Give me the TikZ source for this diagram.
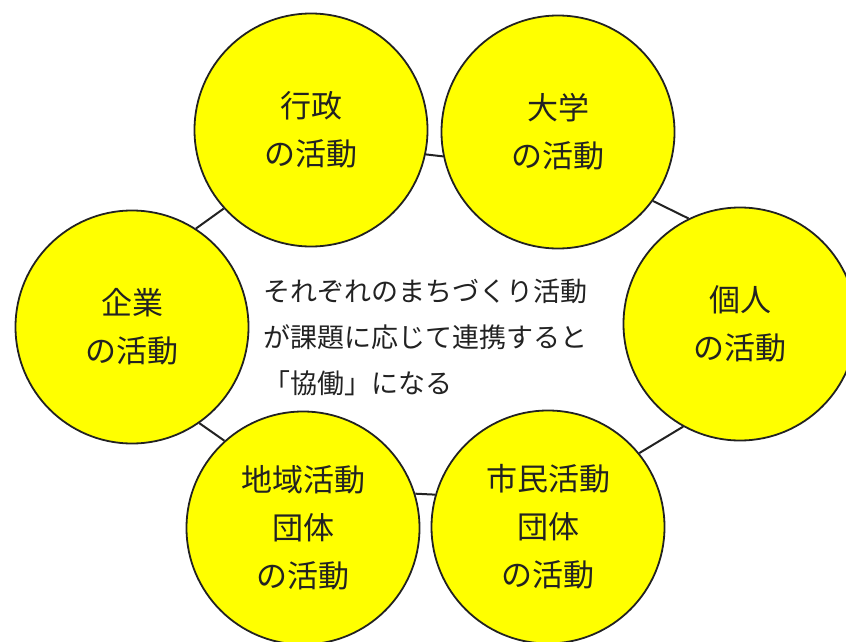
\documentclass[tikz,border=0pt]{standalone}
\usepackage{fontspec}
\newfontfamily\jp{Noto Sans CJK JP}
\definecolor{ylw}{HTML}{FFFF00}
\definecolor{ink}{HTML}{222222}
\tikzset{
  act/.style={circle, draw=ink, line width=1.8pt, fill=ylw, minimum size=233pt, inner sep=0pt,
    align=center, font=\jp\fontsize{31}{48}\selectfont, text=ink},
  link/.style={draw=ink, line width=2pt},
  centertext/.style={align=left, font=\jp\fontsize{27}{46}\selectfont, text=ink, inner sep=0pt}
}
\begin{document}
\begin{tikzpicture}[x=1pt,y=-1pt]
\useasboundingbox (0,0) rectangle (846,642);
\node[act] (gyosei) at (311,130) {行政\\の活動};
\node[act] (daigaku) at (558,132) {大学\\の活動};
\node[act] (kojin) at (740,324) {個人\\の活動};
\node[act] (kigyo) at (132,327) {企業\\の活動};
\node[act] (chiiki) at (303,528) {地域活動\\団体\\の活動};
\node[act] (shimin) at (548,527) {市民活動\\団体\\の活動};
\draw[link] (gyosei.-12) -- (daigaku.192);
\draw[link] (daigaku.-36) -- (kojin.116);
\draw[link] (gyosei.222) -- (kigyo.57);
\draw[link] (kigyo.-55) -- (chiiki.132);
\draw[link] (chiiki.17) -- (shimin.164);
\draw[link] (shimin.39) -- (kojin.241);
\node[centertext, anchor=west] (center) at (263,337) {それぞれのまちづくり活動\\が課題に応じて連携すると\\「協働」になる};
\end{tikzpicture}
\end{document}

:::::

• **Exercise objective**: Replicate the material above verbatim; images stay out of the copy.

• **Exercise answer**:
Give me the TikZ source for this diagram.
\documentclass[tikz,border=0pt]{standalone}
\usepackage{fontspec}
\newfontfamily\jp{Noto Sans CJK JP}
\definecolor{ylw}{HTML}{FFFF00}
\definecolor{ink}{HTML}{222222}
\tikzset{
  act/.style={circle, draw=ink, line width=1.8pt, fill=ylw, minimum size=233pt, inner sep=0pt,
    align=center, font=\jp\fontsize{31}{48}\selectfont, text=ink},
  link/.style={draw=ink, line width=2pt},
  centertext/.style={align=left, font=\jp\fontsize{27}{46}\selectfont, text=ink, inner sep=0pt}
}
\begin{document}
\begin{tikzpicture}[x=1pt,y=-1pt]
\useasboundingbox (0,0) rectangle (846,642);
\node[act] (gyosei) at (311,130) {行政\\の活動};
\node[act] (daigaku) at (558,132) {大学\\の活動};
\node[act] (kojin) at (740,324) {個人\\の活動};
\node[act] (kigyo) at (132,327) {企業\\の活動};
\node[act] (chiiki) at (303,528) {地域活動\\団体\\の活動};
\node[act] (shimin) at (548,527) {市民活動\\団体\\の活動};
\draw[link] (gyosei.-12) -- (daigaku.192);
\draw[link] (daigaku.-36) -- (kojin.116);
\draw[link] (gyosei.222) -- (kigyo.57);
\draw[link] (kigyo.-55) -- (chiiki.132);
\draw[link] (chiiki.17) -- (shimin.164);
\draw[link] (shimin.39) -- (kojin.241);
\node[centertext, anchor=west] (center) at (263,337) {それぞれのまちづくり活動\\が課題に応じて連携すると\\「協働」になる};
\end{tikzpicture}
\end{document}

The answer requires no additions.